# Danish VW up! with Blue wheels.



## R5T (Apr 7, 2010)




----------



## RG.Jeff (Apr 16, 2011)

that thing is awesome:thumbup: 
wish they had these in the us:thumbdown:


----------



## MK5golf (Jun 30, 2012)

RG.Jeff said:


> that thing is awesome:thumbup:
> wish they had these in the us:thumbdown:


 These things seriously are awesome 
Id defenitely buy me one, even my rabbit is too big for my intents and purposes! (K, lets at least get the polo)


----------



## mx425 (Nov 11, 2010)

Girlfriend wants one.
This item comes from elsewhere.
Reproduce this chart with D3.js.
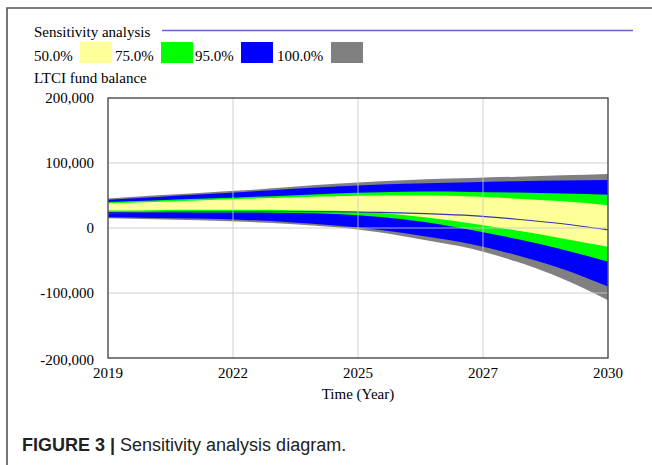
<!DOCTYPE html>
<html>
<head>
<meta charset="utf-8">
<script src="https://cdn.jsdelivr.net/npm/d3@7"></script>
<style>
  html, body { margin: 0; padding: 0; background: #fff; }
  svg { display: block; }
</style>
</head>
<body>
<div id="chart"></div>
<script>
// simulation years and the confidence bounds (thousands)
const years = [2019, 2020, 2021, 2022, 2023, 2024, 2025, 2026, 2027, 2028, 2029, 2030];
const grayHi   = [45.5, 50, 54, 58, 63, 68, 72, 75, 77, 79, 81, 83];
const blueHi   = [43.5, 47.5, 51.5, 55.5, 60, 64, 67, 69, 70.5, 72, 73, 74];
const greenHi  = [40, 42.5, 45, 47.5, 50, 53, 55, 56, 55.5, 54.5, 53, 51];
const yellowHi = [38, 40, 42.5, 45, 47, 49, 50, 50, 48.5, 45, 41, 35];
const yellowLo = [27, 27.5, 28, 28, 27.5, 26.5, 23, 16, 7, -4, -16, -29];
const greenLo  = [24.5, 24.5, 24, 24, 23, 21.5, 17, 9, -3, -17, -33, -52];
const blueLo   = [16.5, 15.5, 14.5, 12.5, 9, 4, -3, -13, -25, -42, -63, -90];
const grayLo   = [15, 13.5, 12, 9.5, 6, 1, -7, -19, -32, -52, -78, -111];
const baseRun  = [23, 24, 25, 25, 25, 25, 24, 22, 19, 13.5, 6.5, -3];

const bandNames = ["50.0%", "75.0%", "95.0%", "100.0%"];
const bandColors = ["#ffff99", "#00ff00", "#0000ff", "#808080"];
const yTicks = [200000, 100000, 0, -100000, -200000];
const xTickLabels = ["2019", "2022", "2025", "2027", "2030"];

class SensitivityChart {
    constructor(containerId) {
        this.width = 652;
        this.height = 465;
        this.plot = { left: 108, right: 608, top: 98, bottom: 358 };
        this.x = d3.scaleLinear().domain([2019, 2030]).range([this.plot.left, this.plot.right]);
        this.y = d3.scaleLinear().domain([-200000, 200000]).range([this.plot.bottom, this.plot.top]);
        this.svg = d3.select(containerId).append("svg")
            .attr("width", this.width)
            .attr("height", this.height);
        this.drawFrame();
        this.drawLegend();
        this.drawBands();
        this.drawAxes();
        this.drawCaption();
    }

    drawFrame() {
        // figure box, only top and left edges show in the crop
        this.svg.append("path")
            .attr("d", `M7,${this.height} L7,8 L${this.width},8`)
            .attr("fill", "none")
            .attr("stroke", "#555")
            .attr("stroke-width", 1.6);
    }

    drawLegend() {
        const g = this.svg.append("g")
            .attr("font-family", "'Liberation Serif', 'Times New Roman', serif")
            .attr("font-size", 15)
            .attr("fill", "#000");

        g.append("text").attr("x", 34).attr("y", 37).text("Sensitivity analysis");
        g.append("line")
            .attr("x1", 162).attr("x2", 633)
            .attr("y1", 30.5).attr("y2", 30.5)
            .attr("stroke", "#6464cc")
            .attr("stroke-width", 1.5);

        const textX = [34, 115, 195, 277];
        const boxX = [80, 161, 241, 331];
        bandNames.forEach((name, i) => {
            g.append("text").attr("x", textX[i]).attr("y", 61).text(name);
            g.append("rect")
                .attr("x", boxX[i]).attr("y", 42)
                .attr("width", 32).attr("height", 21)
                .attr("fill", bandColors[i]);
        });

        g.append("text").attr("x", 34).attr("y", 83).text("LTCI fund balance");
    }

    drawBands() {
        const rows = years.map((yr, i) => ({
            year: yr,
            gH: grayHi[i] * 1000, gL: grayLo[i] * 1000,
            bH: blueHi[i] * 1000, bL: blueLo[i] * 1000,
            nH: greenHi[i] * 1000, nL: greenLo[i] * 1000,
            yH: yellowHi[i] * 1000, yL: yellowLo[i] * 1000,
            base: baseRun[i] * 1000
        }));

        const bands = [
            { hi: "gH", lo: "gL", color: bandColors[3] },
            { hi: "bH", lo: "bL", color: bandColors[2] },
            { hi: "nH", lo: "nL", color: bandColors[1] },
            { hi: "yH", lo: "yL", color: bandColors[0] }
        ];

        bands.forEach(b => {
            const area = d3.area()
                .curve(d3.curveMonotoneX)
                .x(d => this.x(d.year))
                .y0(d => this.y(d[b.lo]))
                .y1(d => this.y(d[b.hi]));
            this.svg.append("path")
                .datum(rows)
                .attr("fill", b.color)
                .attr("d", area);
        });

        const line = d3.line()
            .curve(d3.curveMonotoneX)
            .x(d => this.x(d.year))
            .y(d => this.y(d.base));
        this.svg.append("path")
            .datum(rows)
            .attr("fill", "none")
            .attr("stroke", "#3535b0")
            .attr("stroke-width", 1.2)
            .attr("d", line);
    }

    drawAxes() {
        const xTicks = d3.range(5).map(i => 2019 + i * 2.75);
        const grid = this.svg.append("g")
            .attr("stroke", "#c8c8c8")
            .attr("stroke-opacity", 0.85)
            .attr("stroke-width", 1);

        grid.selectAll("line.vx")
            .data(xTicks.slice(1, -1))
            .enter().append("line")
            .attr("x1", d => this.x(d)).attr("x2", d => this.x(d))
            .attr("y1", this.plot.top).attr("y2", this.plot.bottom);

        grid.selectAll("line.hy")
            .data(yTicks.slice(1, -1))
            .enter().append("line")
            .attr("x1", this.plot.left).attr("x2", this.plot.right)
            .attr("y1", d => this.y(d)).attr("y2", d => this.y(d));

        this.svg.append("rect")
            .attr("x", this.plot.left).attr("y", this.plot.top)
            .attr("width", this.plot.right - this.plot.left)
            .attr("height", this.plot.bottom - this.plot.top)
            .attr("fill", "none")
            .attr("stroke", "#555")
            .attr("stroke-width", 1.5);

        const labels = this.svg.append("g")
            .attr("font-family", "'Liberation Serif', 'Times New Roman', serif")
            .attr("font-size", 15)
            .attr("fill", "#000");

        // Vensim prints a plain hyphen for negatives
        const fmt = d => d3.format(",")(d).replace("\u2212", "-");
        labels.selectAll("text.yl")
            .data(yTicks)
            .enter().append("text")
            .attr("x", 94)
            .attr("y", d => this.y(d) + (d === -200000 ? 7 : 5))
            .attr("text-anchor", "end")
            .text(d => fmt(d));

        labels.selectAll("text.xl")
            .data(xTicks)
            .enter().append("text")
            .attr("x", d => this.x(d))
            .attr("y", 378)
            .attr("text-anchor", "middle")
            .text((d, i) => xTickLabels[i]);

        labels.append("text")
            .attr("x", (this.plot.left + this.plot.right) / 2)
            .attr("y", 399)
            .attr("text-anchor", "middle")
            .text("Time (Year)");
    }

    drawCaption() {
        const cap = this.svg.append("text")
            .attr("x", 22)
            .attr("y", 451)
            .attr("font-family", "'Liberation Sans', Arial, sans-serif")
            .attr("font-size", 18)
            .attr("fill", "#222");
        cap.append("tspan").attr("font-weight", "bold").text("FIGURE 3 | ");
        cap.append("tspan").text("Sensitivity analysis diagram.");
    }
}

const sensitivityChart = new SensitivityChart("#chart");
</script>
</body>
</html>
I wouldn't argue.


----------



## R5T (Apr 7, 2010)

The little VW up! has a NA 999cc 3 cylinder engine with 60 hp or 75 hp and both have 95 Nm of torque. (same engine, different software) 
Later there will be a 110 hp 3 cylinder TSI (turbo) engine. ( Sport up!) 
The NA engine's have more potential, a remap give it 86 hp and about 116 Nm of torque. 
The VW up! weigh 832 Kg (auto-gearbox) and 840 Kg (Manual-gearbox)


----------



## R5T (Apr 7, 2010)

*New semi-auto ’box for Volkswagen Up.* 










http://www.autocar.co.uk/car-news/new-cars/new-semi-auto-’box-volkswagen


----------



## R5T (Apr 7, 2010)

Wonder if 4 cylinder engines fit in engine bay of this car, because the next step will most likely be a 3 cylinder TSI.


----------